Goodness and mercy...;" The psalm ends as it begins, for these are the two attributes that best describe God's character. Twice God describes himself in this way to Moses.12 Four different psalms give thanks for God's goodness and mercy.13 The Lord is not only great and faithful, he is good and merciful. As good shepherd, he not only leads, but follows us--all the days of our lives.

No wonder the psalmist expresses the desire to "dwell in the house of the Lord forever." At the time this was first composed, there was no notion of life beyond death. In all probability this referred to living within the Temple, home of God's presence, or was intended as a metaphor for living consciously in God's presence with every breath, one's whole life long. But, after that first Easter Day, followers of the Good Shepherd can rightly say, "I will dwell in the house of the Lord forever."

This shepherd Lord, who leads us in right paths, invites us to his table spread, to give us everything we need, that we may live the abundant life in and with him now our whole life long, and forever in the abundant life to come.
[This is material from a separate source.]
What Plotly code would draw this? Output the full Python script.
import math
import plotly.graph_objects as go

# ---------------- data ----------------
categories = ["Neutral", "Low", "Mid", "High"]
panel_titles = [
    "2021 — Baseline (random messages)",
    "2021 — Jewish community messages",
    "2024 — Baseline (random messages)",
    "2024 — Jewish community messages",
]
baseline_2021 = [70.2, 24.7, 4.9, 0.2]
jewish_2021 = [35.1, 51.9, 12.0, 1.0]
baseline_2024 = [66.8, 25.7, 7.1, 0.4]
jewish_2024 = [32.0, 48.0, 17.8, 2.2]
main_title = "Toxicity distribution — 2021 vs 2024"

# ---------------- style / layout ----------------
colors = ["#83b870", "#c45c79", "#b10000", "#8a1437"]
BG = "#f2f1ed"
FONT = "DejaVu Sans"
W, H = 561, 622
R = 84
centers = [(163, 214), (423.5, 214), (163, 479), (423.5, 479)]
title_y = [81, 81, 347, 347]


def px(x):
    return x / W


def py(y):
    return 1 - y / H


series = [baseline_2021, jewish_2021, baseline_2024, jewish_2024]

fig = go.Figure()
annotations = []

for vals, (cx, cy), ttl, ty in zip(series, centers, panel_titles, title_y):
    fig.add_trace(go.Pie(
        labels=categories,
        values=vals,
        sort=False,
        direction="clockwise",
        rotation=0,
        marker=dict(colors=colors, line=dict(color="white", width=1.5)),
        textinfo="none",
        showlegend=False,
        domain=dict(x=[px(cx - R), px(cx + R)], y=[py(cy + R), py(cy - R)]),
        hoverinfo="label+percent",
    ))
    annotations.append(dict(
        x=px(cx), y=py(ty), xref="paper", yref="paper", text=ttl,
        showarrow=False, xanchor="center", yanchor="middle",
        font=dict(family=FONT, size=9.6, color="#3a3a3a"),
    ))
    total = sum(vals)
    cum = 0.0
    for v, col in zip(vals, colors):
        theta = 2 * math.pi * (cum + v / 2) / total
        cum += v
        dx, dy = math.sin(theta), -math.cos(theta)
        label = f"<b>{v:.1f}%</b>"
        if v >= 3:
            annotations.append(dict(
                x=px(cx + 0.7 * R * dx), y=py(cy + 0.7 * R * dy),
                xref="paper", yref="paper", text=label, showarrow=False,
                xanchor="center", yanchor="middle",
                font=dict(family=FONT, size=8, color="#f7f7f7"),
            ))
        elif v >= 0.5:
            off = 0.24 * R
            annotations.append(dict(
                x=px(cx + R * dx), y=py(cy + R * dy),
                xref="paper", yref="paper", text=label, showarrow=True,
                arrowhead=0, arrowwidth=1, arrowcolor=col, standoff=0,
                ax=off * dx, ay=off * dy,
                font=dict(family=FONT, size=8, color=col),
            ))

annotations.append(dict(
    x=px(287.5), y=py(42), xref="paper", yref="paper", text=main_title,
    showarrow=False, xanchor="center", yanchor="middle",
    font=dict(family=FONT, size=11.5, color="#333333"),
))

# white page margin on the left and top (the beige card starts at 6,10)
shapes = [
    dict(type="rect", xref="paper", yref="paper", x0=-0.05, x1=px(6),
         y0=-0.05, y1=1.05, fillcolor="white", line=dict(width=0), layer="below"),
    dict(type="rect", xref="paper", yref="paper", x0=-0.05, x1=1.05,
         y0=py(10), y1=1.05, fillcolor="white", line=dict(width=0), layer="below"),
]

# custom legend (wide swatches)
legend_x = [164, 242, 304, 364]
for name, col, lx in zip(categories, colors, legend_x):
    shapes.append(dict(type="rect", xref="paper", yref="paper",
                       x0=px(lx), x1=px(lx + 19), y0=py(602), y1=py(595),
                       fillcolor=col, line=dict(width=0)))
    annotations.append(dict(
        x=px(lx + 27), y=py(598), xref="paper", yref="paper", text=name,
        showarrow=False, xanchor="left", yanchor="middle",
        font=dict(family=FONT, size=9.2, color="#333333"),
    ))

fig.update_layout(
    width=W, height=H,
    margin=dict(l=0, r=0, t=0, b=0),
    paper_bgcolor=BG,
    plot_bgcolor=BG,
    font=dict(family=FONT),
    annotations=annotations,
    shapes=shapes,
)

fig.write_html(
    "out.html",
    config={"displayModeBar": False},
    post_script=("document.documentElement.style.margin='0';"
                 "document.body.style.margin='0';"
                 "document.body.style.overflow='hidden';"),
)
The Word of the Lord; thanks be to God!

  1. I would suggest John 3:16 as the other.
  2. J. Clinton McCann, Jr., “The Book of Psalms,” The New Interpreter’s Bible, Vol. IV, (Nashville, TN: Abingdon Press, 1996), p. 767.
  3. Both the New International Version, and the New International British Version translate the Hebrew word haser as “to be in want.” It means “to have a need, be lacking, or in poverty.”
  4. Today’s English Version, “Good News for Modern Man”.
  5. J. Clinton Mc Cann, Jr., op cit., p. 769.
  6. The word is nephesh, and means “the innermost, most vital, and intimate part of a human being—the part that is sentient, decision-making, morally responsible, subject to emotion and feeling, susceptible to religious experience, and liable to divine judgment. It is considered one’s true self, what causes on to be alive. See Dictionary of Judaism in the Biblical Period, Vol. 2¸ Jacob Neusner, Editor in Chief, and William Scott Green, Editor, (New York: Simon & Schuster Macmillian, 1996), p. 599.
  7. Psalm 119:105; 16:11; Proverbs 10:17; 15:24; 19:23
  8. At the very center of its twenty-six words in Hebrew, stands the affirmation “you are with me.” See Toni Cravens and Walter Harrelson, “The Psalms,” The New Interpreter’s Study Bible, (Nashville, TN: Abingdon Press, 2003), p.771, footnote 23:1-6, p. 771.
  9. Genesis 49:10; Psalm 2:9; 45:6; Isaiah 14:5; Revelation 2:27; 12:5; 19:15.
  10. 1 Peter 2:25
  11. John H. Hayes, Preaching Through the Christian Year—A, (Philadelphia: Trinity International Press, 1992), p. 170.
  12. Exodus33:19; 34:6-7
  13. Psalms 100:5, 106:1; 107:1; 118:1.